Hopper introduces several architectural enhancements compared to the previous Ampere generation:
Fig. 5: Grace Hopper interconnection.
- Increased FP64 and FP32 throughput
- Fourth-generation Tensor Cores
- DPX instructions accelerating dynamic programming algorithms
- 50 MB L2 cache for improved data locality
- Asynchronous execution engines and Tensor Memory Accelerator (TMA)
- Second-generation Multi-Instance GPU (MIG)
Within a 4-way GH200 node, Hopper GPUs are interconnected using high-bandwidth NVLink peer-to-peer links.
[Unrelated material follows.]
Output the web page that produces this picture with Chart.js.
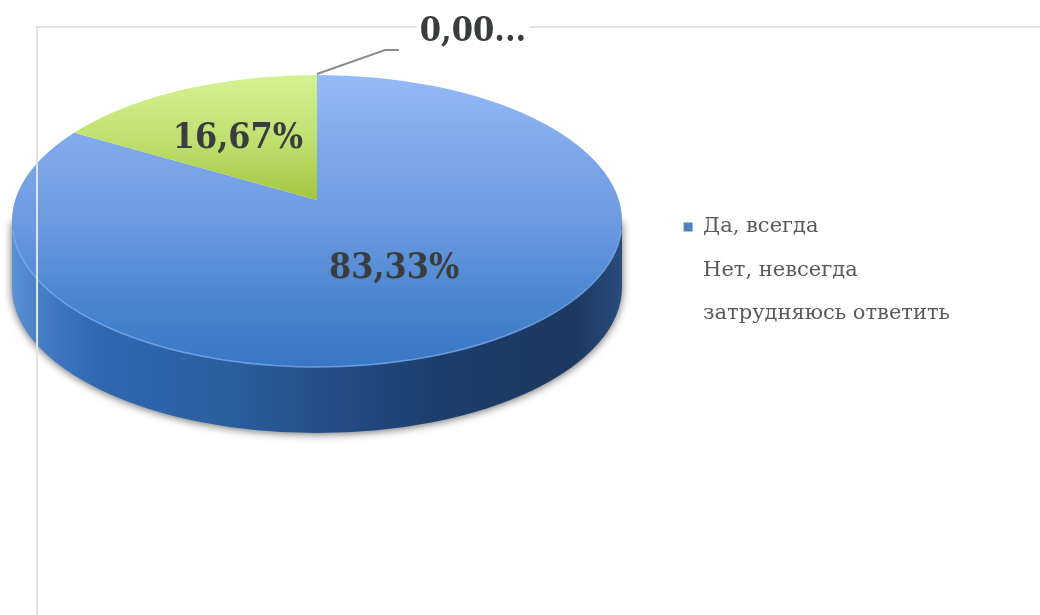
<!DOCTYPE html>
<html><head><meta charset="utf-8">
<style>html,body{margin:0;padding:0;background:#fff}#w{width:1040px;height:615px}canvas{display:block;filter:blur(0.5px)}</style>
<script src="https://cdn.jsdelivr.net/npm/chart.js@4"></script></head>
<body><div id="w"><canvas id="c" width="1040" height="615"></canvas></div>
<script>
const categories = ['Да, всегда', 'Нет, невсегда', 'затрудняюсь ответить'];
const values = [83.33, 16.67, 0.00];
const legendSwatches = ['#4f81bd', 'rgba(0,0,0,0)', 'rgba(0,0,0,0)'];
const labelFont = 'bold 35.5px "DejaVu Serif Condensed","DejaVu Serif",serif';
const smallLabelFont = 'bold 34px "DejaVu Serif Condensed","DejaVu Serif",serif';
const labelColor = '#3a3d3d';

// 3D look: visible top ellipse, wedge apex, wall depth
const top3d = {cx:317, cy:221, rx:305, ry:146, depth:66, apexY:200, projX:381, projY:183};

function proj(chart){
  const a = chart.getDatasetMeta(0).data[0];
  const R = a ? a.outerRadius : 100;
  return {ax:a?a.x:0, ay:a?a.y:0, R, sx:top3d.projX/R, sy:top3d.projY/R};
}
function toScreen(p, x, y){
  return {x: top3d.cx + (x-p.ax)*p.sx, y: top3d.apexY + (y-p.ay)*p.sy};
}
function vGrad(c, stops, y0, y1){
  const ch = c.chart, A = ch.chartArea;
  if(!A) return stops[0];
  const R = Math.min(A.right-A.left, A.bottom-A.top)/2, ay=(A.top+A.bottom)/2;
  const sy = top3d.projY/R;
  const g = ch.ctx.createLinearGradient(0, ay+(y0-top3d.apexY)/sy, 0, ay+(y1-top3d.apexY)/sy);
  stops.forEach((s,i)=>g.addColorStop(i/(stops.length-1), s));
  return g;
}
const sliceFill = c=>{
  if(c.dataIndex===0) return vGrad(c,['#93bbf8','#7fa8ea','#6d9ae0','#4c87d0','#3877c6'],76,367);
  if(c.dataIndex===1) return vGrad(c,['#d4f292','#bfe070','#a0c43c'],76,205);
  return vGrad(c,['#e2e2e2','#b0b0b0'],76,205);
};

const pie3d = {
  id:'pie3d',
  beforeDatasetsDraw(chart){
    const ctx = chart.ctx, t = top3d, p = proj(chart);
    ctx.save();
    ctx.shadowColor='rgba(0,0,0,0.6)'; ctx.shadowBlur=9; ctx.shadowOffsetY=1;
    const g = ctx.createLinearGradient(t.cx-t.rx,0,t.cx+t.rx,0);
    [['0','#5a90d4'],['0.07','#3f78c0'],['0.14','#2f68b0'],['0.35','#2b5f9f'],['0.5','#24508a'],['0.7','#1c3d6c'],['0.92','#1b3860'],['1','#2a4c7c']]
      .forEach(s=>g.addColorStop(+s[0],s[1]));
    ctx.fillStyle=g;
    ctx.beginPath();
    ctx.moveTo(t.cx-t.rx,t.cy);
    ctx.lineTo(t.cx-t.rx,t.cy+t.depth);
    ctx.ellipse(t.cx,t.cy+t.depth,t.rx,t.ry,0,Math.PI,0,true);
    ctx.lineTo(t.cx+t.rx,t.cy);
    ctx.closePath();
    ctx.fill();
    ctx.restore();
    ctx.save();
    ctx.beginPath();
    ctx.ellipse(t.cx,t.cy,t.rx,t.ry,0,0,Math.PI*2);
    ctx.clip();
    ctx.translate(t.cx,t.apexY);
    ctx.scale(p.sx,p.sy);
    ctx.translate(-p.ax,-p.ay);
  },
  afterDatasetsDraw(chart){
    const ctx = chart.ctx, t = top3d, p = proj(chart);
    ctx.restore();
    // rim highlight on the front of the disc
    ctx.save();
    ctx.strokeStyle='rgba(130,175,240,0.75)';
    ctx.lineWidth=1.5;
    ctx.beginPath();
    ctx.ellipse(t.cx,t.cy,t.rx,t.ry,0,Math.PI*0.02,Math.PI*0.98);
    ctx.stroke();
    ctx.restore();
    // plot frame
    ctx.save();
    ctx.strokeStyle='#e2e2e2'; ctx.lineWidth=2;
    ctx.beginPath();
    ctx.moveTo(37,615); ctx.lineTo(37,27); ctx.lineTo(1040,27);
    ctx.stroke();
    ctx.restore();
    // data labels
    ctx.save();
    ctx.font=labelFont; ctx.textAlign='center'; ctx.textBaseline='middle'; ctx.fillStyle=labelColor;
    chart.getDatasetMeta(0).data.forEach((a,i)=>{
      const txt = values[i].toFixed(2).replace('.',',');
      const mid = (a.startAngle+a.endAngle)/2;
      if(values[i] > 0){
        const s = toScreen(p, a.x+Math.cos(mid)*a.outerRadius*0.41, a.y+Math.sin(mid)*a.outerRadius*0.41);
        ctx.fillText(txt+'%', s.x-1, s.y+4);
      } else {
        const ex = t.cx, ey = t.cy-t.ry;
        ctx.strokeStyle='#8c8c8c'; ctx.lineWidth=2;
        ctx.beginPath();
        ctx.moveTo(ex,ey-1); ctx.lineTo(ex+68,ey-25); ctx.lineTo(ex+82,ey-25);
        ctx.stroke();
        ctx.font=smallLabelFont;
        const w = ctx.measureText(txt.slice(0,4)+'...').width;
        ctx.fillStyle='#fff';
        ctx.fillRect(ex+156-w/2-3, ey-62, w+6, 34);
        ctx.fillStyle=labelColor;
        ctx.fillText(txt.slice(0,4)+'...', ex+156, ey-43);
      }
    });
    ctx.restore();
  }
};

new Chart(document.getElementById('c'),{
  type:'pie',
  data:{labels:categories,datasets:[{data:values,backgroundColor:sliceFill,borderWidth:0,hoverOffset:0}]},
  plugins:[pie3d],
  options:{
    responsive:false,animation:false,
    layout:{padding:{top:194,right:80,bottom:10,left:10}},
    plugins:{
      tooltip:{enabled:false},
      legend:{
        position:'right',align:'start',
        labels:{
          font:{family:'"DejaVu Serif",serif',size:21},
          color:'#5a5a5a',boxWidth:9,boxHeight:9,padding:22.5,
          generateLabels(){return categories.map((t,i)=>({text:t,fillStyle:legendSwatches[i],strokeStyle:legendSwatches[i],lineWidth:0,index:i,fontColor:'#5a5a5a'}));}
        }
      }
    }
  }
});
</script></body></html>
Each GPU can communicate directly with its peers, enabling high aggregate bandwidth for multi-GPU parallel workloads.
The Hopper GPU is optimized for:
- Large-scale AI model training and inference
- Hybrid CPU–GPU scientific workflows
- Data-intensive workloads requiring extreme memory bandwidth
In the Grace Hopper configuration, the GPU is coherently connected to the Grace CPU via NVLink-C2C, enabling unified memory semantics and high-bandwidth CPU–GPU data exchange far beyond traditional PCIe-based accelerator systems.
| NVIDIA Hopper GPU (GH200) | |||
|---|---|---|---|
| Architecture | NVIDIA Hopper | GPU Generation | 9th (Data Center) |
| CUDA Cores | 16,896a | Tensor Cores | 4th Generation |
| FP64 Performance | up to ~34 TFLOP/sa | FP32 Performance | up to ~67 TFLOP/sa |
| GPU Memory | 96 GB HBM3 | Memory Bandwidth | up to ~3.6–4.0 TB/s |
| NVLink (GPU-GPU) | up to 900 GB/s aggregate | TDP | 1000 W |
a Exact values depend on specific Hopper SKU configuration within GH200.